Ia menunjuk dua negara yakni Korea dan Malaysia yang berhasil membangun industri mobil nasional dengan memproteksi pasar dari serbuan pabrikan dunia. "Contoh nyata Malaysia. Saya yakin Proton tak akan bertahan hidup kalau tak ada dukungan kuat dari pemerintahnya, khususnya penciptaan pasar dalam negeri sehingga produksinya bisa terserap," katanya.
Kondisi itu, kata dia, menjadi penting mengingat industri mobil adalah salah satu industri yang rentan terhadap berbagai persoalan, khususnya pasar. "Sudah banyak pabrikan besar yang kini tinggal nama hanya karena ketidakmampuan menjual produknya," katanya.
Pada kesempatan itu ia menunjuk bangkrutnya industri mobil dunia seperti SAAB Swedia atau Datsun Jepang.
Diproteksi
Menurut Mahfudz, dalam mengembangkan industri mobil, khususnya mobil listrik, pasar yang masih terbuka perlu diproteksi agar tidak menjadi pasar pabrikan besar yang sudah mengembangkan riset mobil listrik sebelumnya. "Kalau pabrikan besar diberi kebebasan sudah pasti mobil listrik nasional bakal gulung tikar karena kalah segala-galanya," katanya.
Rohadi Awaludin menyoroti kemampuan listrik nasional dalam memasok sumber energi untuk mobil listrik. Ia mengatakan, mobil listrik yang dikembangkan harus dipasok oleh sumber energi listrik bukan fosil seperti BBM atau batu bara. Namun sumber energi listrik dari EBT (energi baru dan terbarukan).
"Sebab, kalau sumber energinya berasal dari listrik yang selama ini ada, apalagi dari PLN, itu artinya memindahkan konsumsi bahan bakar dari mobil ke pembangkit karena tingginya kebutuhan akan listrik dari mobil ini kelak," katanya.
Teknologi baterai
Rohadi juga menyoroti kesiapan teknologi baterai yang digunakan mobil listrik karena selain investasi besar juga ketersediaan pasokan listrik saat mengisi ulang. "Mudah-mudahan bila sesuai `roadmap` pada 2015 kita sudah selesaikan riset pararel yang dilakukan banyak pihak ini," katanya.
Ia mengatakan, hasil riset itu akan dikuatkan hingga tataran produksi dengan melibatkan industri baterai nasional. Hanya saja, para peserta diskusi agak khawatir bila bahan baku lithium dan bahan utama lainnya yang selama ini lebih banyak impor bakal menjadi kendala dalam pengembangan produksi baterai lithium.

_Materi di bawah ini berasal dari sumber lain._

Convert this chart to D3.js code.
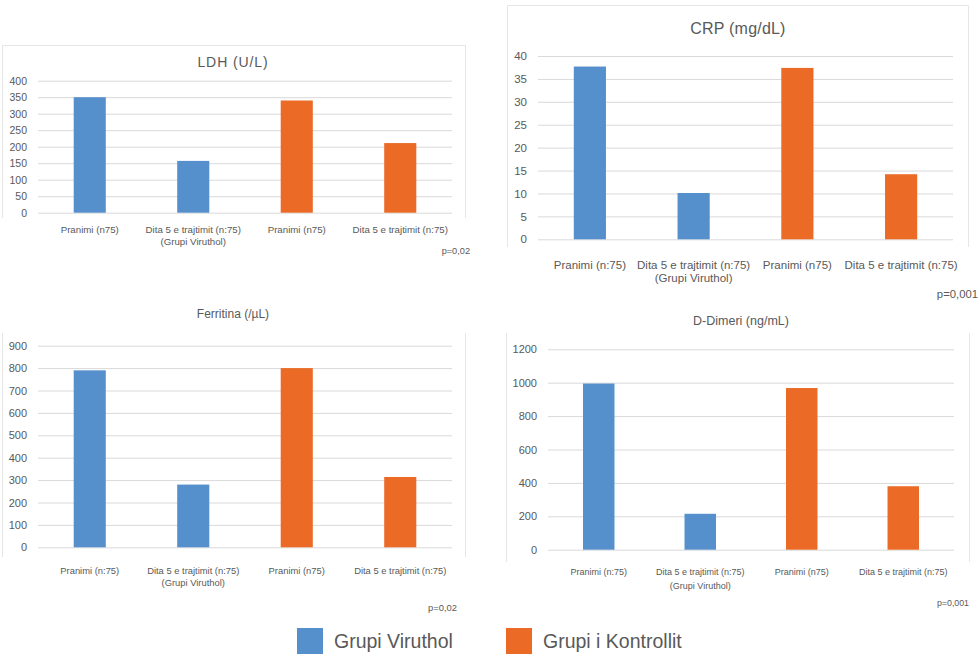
<!DOCTYPE html>
<html>
<head>
<meta charset="utf-8">
<script src="https://cdn.jsdelivr.net/npm/d3@7"></script>
<style>
  html, body { margin: 0; padding: 0; background: #fff; }
  svg { display: block; font-family: "Liberation Sans", Arial, sans-serif; }
</style>
</head>
<body>
<svg id="chart" width="980" height="664"></svg>
<script>
// ---- data ----
const groups = ["Grupi Viruthol", "Grupi Viruthol", "Grupi i Kontrollit", "Grupi i Kontrollit"];
const legendLabels = ["Grupi Viruthol", "Grupi i Kontrollit"];
const catsLDH = ["Pranimi (n75)", "Dita 5 e trajtimit (n:75)|(Grupi Viruthol)", "Pranimi (n75)", "Dita 5 e trajtimit (n:75)"];
const catsOther = ["Pranimi (n:75)", "Dita 5 e trajtimit (n:75)|(Grupi Viruthol)", "Pranimi (n75)", "Dita 5 e trajtimit (n:75)"];
const ldhValues = [350, 157, 340, 211];
const crpValues = [37.7, 10.1, 37.4, 14.2];
const ferritinValues = [790, 280, 800, 314];
const dDimerValues = [995, 215, 968, 380];
const ldhTicks = [0, 50, 100, 150, 200, 250, 300, 350, 400];
const crpTicks = [0, 5, 10, 15, 20, 25, 30, 35, 40];
const ferritinTicks = [0, 100, 200, 300, 400, 500, 600, 700, 800, 900];
const dDimerTicks = [0, 200, 400, 600, 800, 1000, 1200];
const titles = ["LDH (U/L)", "CRP (mg/dL)", "Ferritina (/µL)", "D-Dimeri (ng/mL)"];
const pValues = ["p=0,02", "p=0,001", "p=0,02", "p=0,001"];

// ---- styles ----
const colorScale = d3.scaleOrdinal().domain(legendLabels).range(["#5590CC", "#EA6A26"]);
const textColor = "#595959";
const gridColor = "#d9d9d9";
const frameColor = "#e6e6e6";

const svg = d3.select("#chart");

function panel(cfg) {
  const g = svg.append("g");
  // frame
  g.append("path")
    .attr("d", cfg.frame)
    .attr("fill", "none").attr("stroke", frameColor).attr("stroke-width", 1);

  const x = d3.scaleBand().domain(d3.range(cfg.values.length))
    .range([cfg.x0, cfg.x1]).paddingInner(0.69).paddingOuter(0.345);
  const y = d3.scaleLinear().domain([0, d3.max(cfg.ticks)]).range([cfg.yb, cfg.yt]);

  // gridlines + tick labels via axis
  const axis = d3.axisLeft(y).tickValues(cfg.ticks).tickSize(-(cfg.x1 - cfg.x0)).tickPadding(11)
    .tickFormat(d3.format("d"));
  const ag = g.append("g").attr("transform", `translate(${cfg.x0},0)`).call(axis);
  ag.select(".domain").remove();
  ag.selectAll(".tick line").attr("stroke", gridColor).attr("stroke-width", 1);
  ag.selectAll(".tick text").attr("fill", textColor).style("font-size", cfg.tickFont + "px");

  // bars
  g.selectAll("rect.bar").data(cfg.values).enter().append("rect")
    .attr("class", "bar")
    .attr("x", (d, i) => x(i))
    .attr("width", x.bandwidth())
    .attr("y", d => y(d))
    .attr("height", d => y(0) - y(d))
    .attr("fill", (d, i) => colorScale(groups[i]));

  // category labels
  cfg.cats.forEach((c, i) => {
    const lines = c.split("|");
    const t = g.append("text")
      .attr("x", x(i) + x.bandwidth() / 2)
      .attr("y", cfg.labelY)
      .attr("text-anchor", "middle")
      .attr("fill", textColor)
      .style("font-size", cfg.labelFont + "px");
    lines.forEach((l, k) => {
      t.append("tspan").attr("x", x(i) + x.bandwidth() / 2)
        .attr("dy", k === 0 ? 0 : cfg.lineGap).text(l);
    });
  });

  // title
  g.append("text").attr("x", cfg.titleX).attr("y", cfg.titleY)
    .attr("text-anchor", "middle").attr("fill", textColor)
    .style("font-size", cfg.titleFont + "px")
    .style("letter-spacing", (cfg.titleSpacing || 0) + "px")
    .text(cfg.title);

  // p value
  g.append("text").attr("x", cfg.pX).attr("y", cfg.pY)
    .attr("text-anchor", "end").attr("fill", textColor)
    .style("font-size", cfg.pFont + "px")
    .text(cfg.p);
}

panel({
  values: ldhValues, ticks: ldhTicks, cats: catsLDH, title: titles[0], p: pValues[0],
  x0: 38, x1: 452, yt: 80.7, yb: 212.7,
  tickFont: 10.5, labelFont: 9.7, labelY: 232.5, lineGap: 12,
  titleX: 233, titleY: 67, titleFont: 14, titleSpacing: 0.9,
  pX: 470, pY: 254, pFont: 9.2,
  frame: "M2.5,218 V45.5 H465.5 V218"
});

panel({
  values: crpValues, ticks: crpTicks, cats: catsOther, title: titles[1], p: pValues[1],
  x0: 538, x1: 953, yt: 56, yb: 239.3,
  tickFont: 11.5, labelFont: 11.5, labelY: 269, lineGap: 13,
  titleX: 738, titleY: 34, titleFont: 16, titleSpacing: 0.2,
  pX: 978, pY: 298, pFont: 11.3,
  frame: "M507.5,247 V5.5 H968.5 V247"
});

panel({
  values: ferritinValues, ticks: ferritinTicks, cats: catsOther, title: titles[2], p: pValues[2],
  x0: 38, x1: 452, yt: 345.7, yb: 547.3,
  tickFont: 11, labelFont: 9.4, labelY: 573.5, lineGap: 12,
  titleX: 233, titleY: 318, titleFont: 12,
  pX: 457, pY: 611, pFont: 9.4,
  frame: "M2.5,333 V557 M465.5,333 V557"
});

panel({
  values: dDimerValues, ticks: dDimerTicks, cats: catsOther, title: titles[3], p: pValues[3],
  x0: 548, x1: 954, yt: 349.3, yb: 549.7,
  tickFont: 11, labelFont: 9, labelY: 574.5, lineGap: 14,
  titleX: 741, titleY: 325, titleFont: 12.5,
  pX: 969, pY: 606, pFont: 8.8,
  frame: "M506.5,333 V562 M969.5,333 V562"
});

// legend
const legendX = [297, 506];
legendLabels.forEach((l, i) => {
  svg.append("rect").attr("x", legendX[i]).attr("y", 628).attr("width", 26).attr("height", 26)
    .attr("fill", colorScale(l));
  svg.append("text").attr("x", legendX[i] + 37).attr("y", 648)
    .attr("fill", textColor).style("font-size", "19.5px").text(l);
});
</script>
</body>
</html>
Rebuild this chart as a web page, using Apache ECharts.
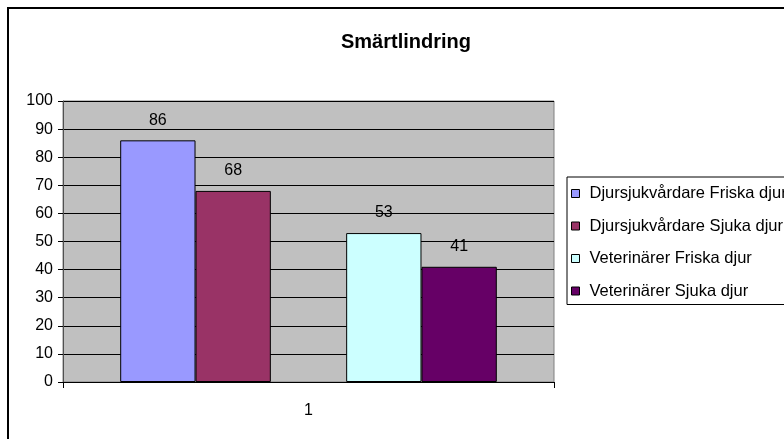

Menurut Ketua MITI Bidang Kebijakan Iptek Pembangunan Dwi Handoko, sebenarnya tidak hanya komponen bahan baku baterai yang harus dibuat di Indonesia. "Tapi juga secara keseluruhan mobil listrik harus memuat TKDN (tingkat komponen dalam negeri) yang besar agar kemandirian dan keberlanjutan dalam proses produksi bisa berlangsung," katanya.
Ia mengatakan, persoalan kemandirian dalam bahan baku komponen menjadi penting mengingat bila sebagian besar bahan baku utama mobil listrik adalah impor, maka mimpi untuk memiliki mobil listrik nasional akan terganjal.